The Hard Rock Tejon will feature a casino with slot machines and table games, a 400-room hotel, RV park, numerous restaurants, a convention center, entertainment venue, and spa.

Once completed, the project will create over 4,900 jobs, according to the tribe.

The original Tejon Indian reservation, established in 1853, was the first Native American reservation in California. But it was dissolved in 1864. Many of its inhabitants were forcibly relocated at gunpoint to the Tule River reservation in Tulare County.

In 2015, the Tejon tribe applied to have a 306-acre parcel of land around 25 minutes south of Bakersfield taken into trust by the federal government. The application was signed off by the outgoing Trump administration in January 2021.

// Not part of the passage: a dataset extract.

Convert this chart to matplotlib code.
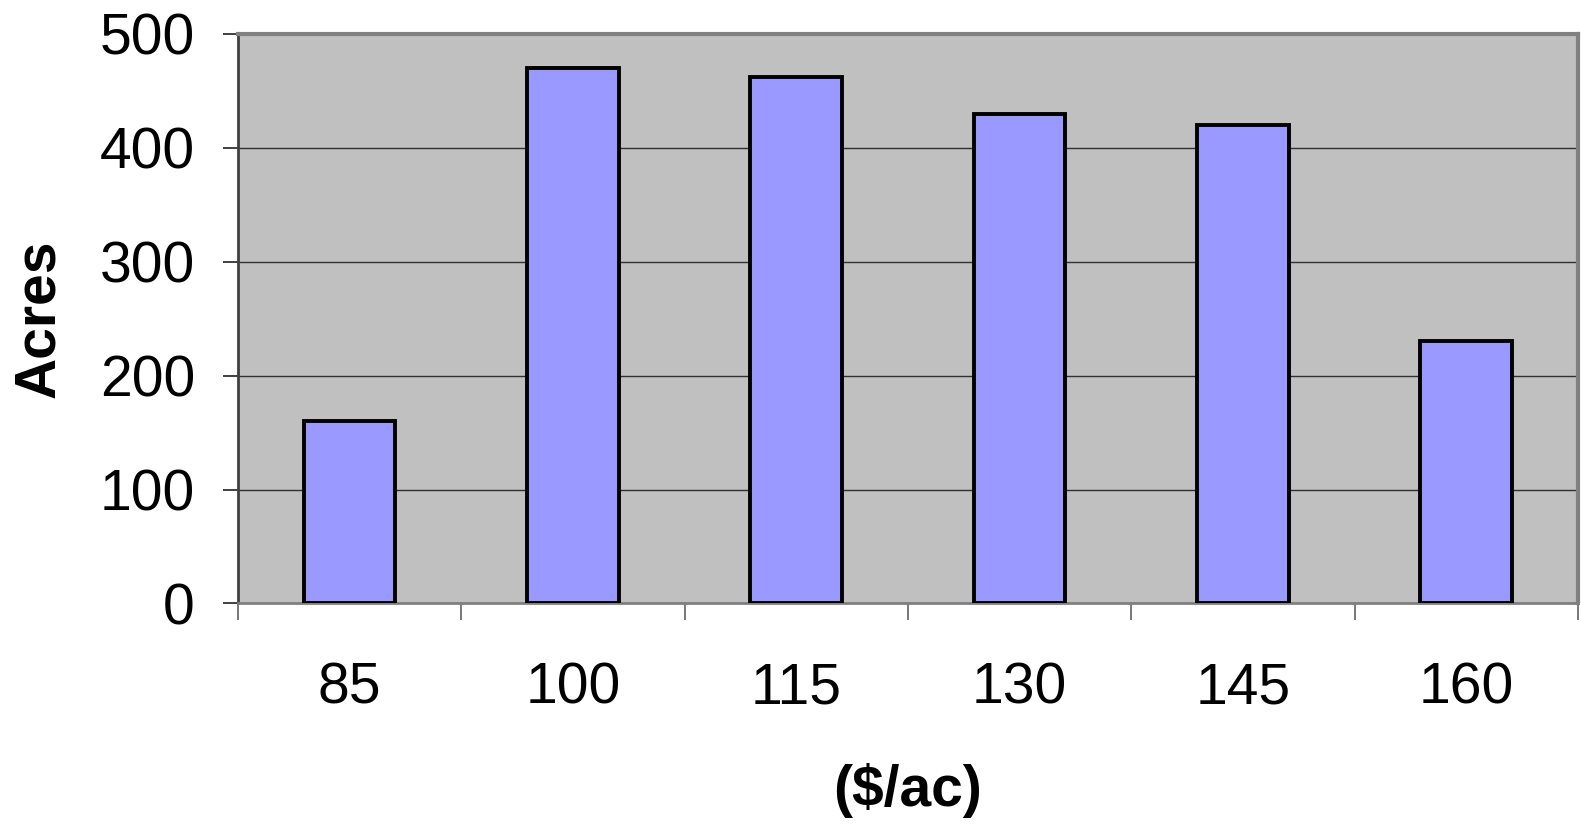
import numpy as np
import matplotlib
matplotlib.use("Agg")
import matplotlib.pyplot as plt
from matplotlib.ticker import FixedLocator

# Acres by rental rate
rates = ["85", "100", "115", "130", "145", "160"]
acres = [160, 470, 462, 430, 420, 230]
y_ticks = [0, 100, 200, 300, 400, 500]

plt.rcParams["font.family"] = ["Liberation Sans", "DejaVu Sans"]

fig = plt.figure(figsize=(15.81, 8.24), dpi=100)
ax = fig.add_axes([0.1505, 0.2676, 0.8475, 0.6914])
ax.set_facecolor("#C0C0C0")

x = np.arange(len(rates))
ax.bar(x, acres, width=0.41, color="#9999FF", edgecolor="black",
       linewidth=2.8, zorder=3)

ax.set_xlim(-0.5, len(rates) - 0.5)
ax.set_ylim(0, 500)

# y axis
ax.set_yticks(y_ticks)
ax.set_yticklabels([str(v) for v in y_ticks], fontsize=41)
ax.tick_params(axis="y", length=11, width=1.2, pad=20, color="#202020")
ax.grid(axis="y", color="#303030", linewidth=1.0, zorder=1)

# x axis: labels at the bar centres, tick marks at category boundaries
ax.set_xticks(x)
ax.set_xticklabels(rates, fontsize=41)
ax.tick_params(axis="x", which="major", length=0, pad=42)
ax.xaxis.set_minor_locator(FixedLocator(np.arange(-0.5, len(rates))))
ax.tick_params(axis="x", which="minor", length=12, width=1.2, color="#606060")

for side in ("top", "right"):
    ax.spines[side].set_color("#808080")
    ax.spines[side].set_linewidth(3)
ax.spines["bottom"].set_color("#808080")
ax.spines["bottom"].set_linewidth(2)
ax.spines["left"].set_color("#404040")
ax.spines["left"].set_linewidth(2)

ax.set_ylabel("Acres", fontsize=41, fontweight="bold", labelpad=24)
ax.set_xlabel("($/ac)", fontsize=41, fontweight="bold", labelpad=34)

fig.savefig("out.png", dpi=100, facecolor="white")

Some 52 acres of the site will be devoted to the resort hotel and casino. The rest will be used for administrative offices, a health care facility, housing, and other supporting infrastructure.

Self-Determination

“These decisions were necessary and significant steps toward the development of a tribal homeland for our Tribe, which has been landless for more than 150 years,” Escobedo III said in a statement Monday.

“Self-determination has been a priority since the Tribe was affirmed and federally recognized. From the start of our relationships with the United States government in 1851, our Tribe has fought for a homeland for our people,” he continued.

Today, Governor Newsom made that dream a reality by moving the Tribe closer to the promise of self-determination through economic development and prosperity for its 1,200 members,” he added.

As part of the deal, Kern County will receive nearly $218 million in revenue over a 20-year period. The Hard Rock Tejon project is broadly supported by local government officials and the public.